A Beginner’s Guide to Understanding CFDs

CFDs

You already know that financial training is the practice of buying and selling financial products. Financial trading is actually a way to make money that involves buying low and selling high. On the other hand, you can also sell high and buy low. Some of the primary categories of financial products that people trade include shares, forex, commodities, and cryptocurrencies. 

What is a Contract for Difference or CFD

If you are new to cfd trading, you should know that a CFD is an agreement between two parties, which includes the trader and the CFD broker. The trader and the potential broker exchange the value difference of the financial product between the time when the contract opens and closes. CFDs are typically offered for various asset classes, including the following:

  • Forex
  • Stocks
  • Indices
  • Commodities
  • Cryptocurrencies

The catch with CFDs is that as a CFD trader, you will never actually own the asset. On the contrary, you will be trading based on the price change of your selected asset. 
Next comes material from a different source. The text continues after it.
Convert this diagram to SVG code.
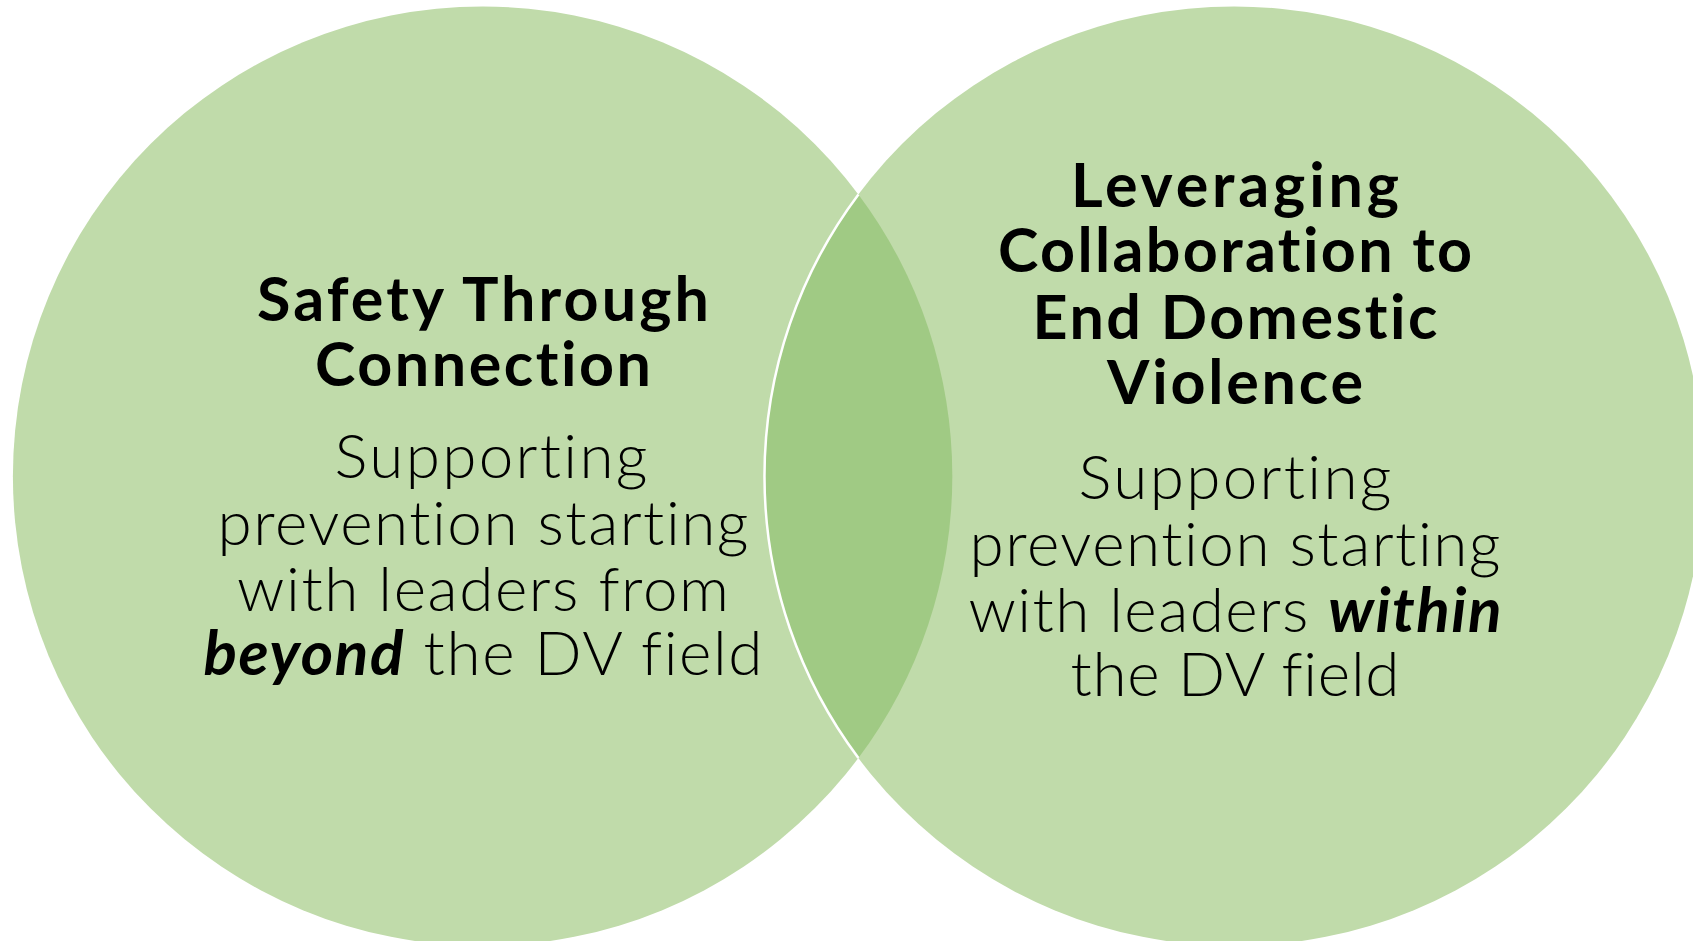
<svg xmlns="http://www.w3.org/2000/svg" width="1693" height="941" viewBox="0 0 1693 941">
  <style>
    .circle { fill: #C0DBAA; }
    .lens { fill: #A0CA84; }
    .edge { fill: none; stroke: #FFFFFF; stroke-width: 2.5; }
    text { font-variant-ligatures: none; font-feature-settings: "liga" 0, "clig" 0; }
    .title { font-family: "Lato", "Open Sans", "Liberation Sans", sans-serif; font-weight: 700; font-size: 61px; fill: #000000; text-anchor: middle; }
    .body { font-family: "Lato", "Open Sans", "Liberation Sans", sans-serif; font-weight: 300; font-size: 62px; fill: #000000; text-anchor: middle; }
    .em { font-weight: 700; font-style: italic; }
  </style>
  <rect x="0" y="0" width="1693" height="941" fill="#FFFFFF"/>
  <g id="circle-left">
    <circle class="circle" cx="482.6" cy="476.2" r="469.7"/>
  </g>
  <g id="circle-right">
    <circle class="circle" cx="1234.1" cy="476.2" r="469.7"/>
  </g>
  <g id="overlap">
    <path class="lens" d="M 858.4 194.4 A 469.7 469.7 0 0 1 858.4 758 A 469.7 469.7 0 0 1 858.4 194.4 Z"/>
    <path class="edge" d="M 858.4 194.4 A 469.7 469.7 0 0 0 858.4 758"/>
  </g>
  <g id="connectors"></g>
  <g id="label-left">
    <text class="title" x="483" y="321" textLength="452" lengthAdjust="spacing">Safety Through</text>
    <text class="title" x="483" y="386" textLength="336" lengthAdjust="spacing">Connection</text>
    <text class="body" x="491" y="478" textLength="313" lengthAdjust="spacing">Supporting</text>
    <text class="body" x="483" y="545" textLength="531" lengthAdjust="spacing">prevention starting</text>
    <text class="body" x="483" y="611" textLength="492" lengthAdjust="spacing">with leaders from</text>
    <text class="body" x="483" y="675" textLength="559" lengthAdjust="spacing"><tspan class="em">beyond</tspan> the DV field</text>
  </g>
  <g id="label-right">
    <text class="title" x="1235" y="207" textLength="328" lengthAdjust="spacing">Leveraging</text>
    <text class="title" x="1235" y="272" textLength="474" lengthAdjust="spacing">Collaboration to</text>
    <text class="title" x="1235" y="339" textLength="405" lengthAdjust="spacing">End Domestic</text>
    <text class="title" x="1235" y="404" textLength="256" lengthAdjust="spacing">Violence</text>
    <text class="body" x="1235" y="499" textLength="313" lengthAdjust="spacing">Supporting</text>
    <text class="body" x="1235" y="566" textLength="531" lengthAdjust="spacing">prevention starting</text>
    <text class="body" x="1235" y="632" textLength="533" lengthAdjust="spacing">with leaders <tspan class="em">within</tspan></text>
    <text class="body" x="1235" y="696" textLength="329" lengthAdjust="spacing">the DV field</text>
  </g>
</svg>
What to Expect with CFD Trading?

As a CFD trader, you won’t be dealing with the delivery of the actual goods or securities. Instead, you will be dealing with the contract opening and closing prices that determine the profit and loss of the trade in your trader’s account. Suppose you have invested in the stock price of Apple, which is currently $5, and you believe that the stock price is going to fall. 

You might want to open a short position with the broker at $5 per share, which happens to be the contract opening price. After a few days, the stock price drops to $3 per share. Subsequently, you can ask the broker to close your trading position, where the difference of $2 will be your profit. 

CFD Trading on Leverage

CFDs are also often traded on leverage. You should know that leverage is commonly used in CFD trading and allows you to control a larger position in the market than your available capital would otherwise allow, which could further increase gains and losses. With that said, while the potential for profit is there, you must be mindful of the fact that the potential for loss is just as great. 
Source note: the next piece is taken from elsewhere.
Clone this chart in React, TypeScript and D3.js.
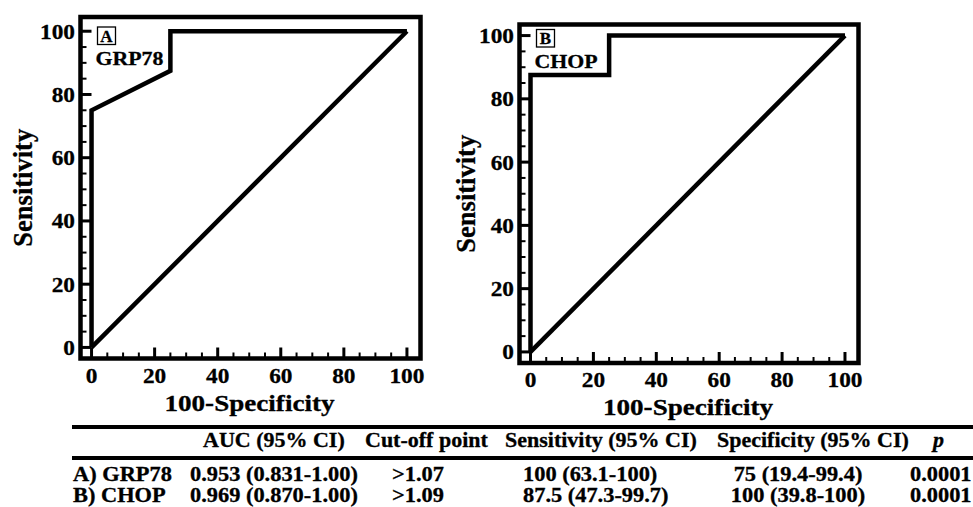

The Benefits of Trading CFDs

So, the question is, why trade CFDs? CFDs enable you to trade in stocks that may not be in your currency. For example, if you are in the UK, you will be able to trade US shares. With CFDs, you can trade in Pound Sterling, and you can open and close trades extremely quickly. CFD is definitely advantageous for trading shares that aren’t in your country. You are simply betting on the price movements of those shares instead of holding the shares.

Another potential benefit of CFDs is the use of leverage and margin. When you put money in an account with a CFD provider, they will essentially loan you more money on top of that. CFD providers will give you much more leverage; however, the leverage will impact your losses, too.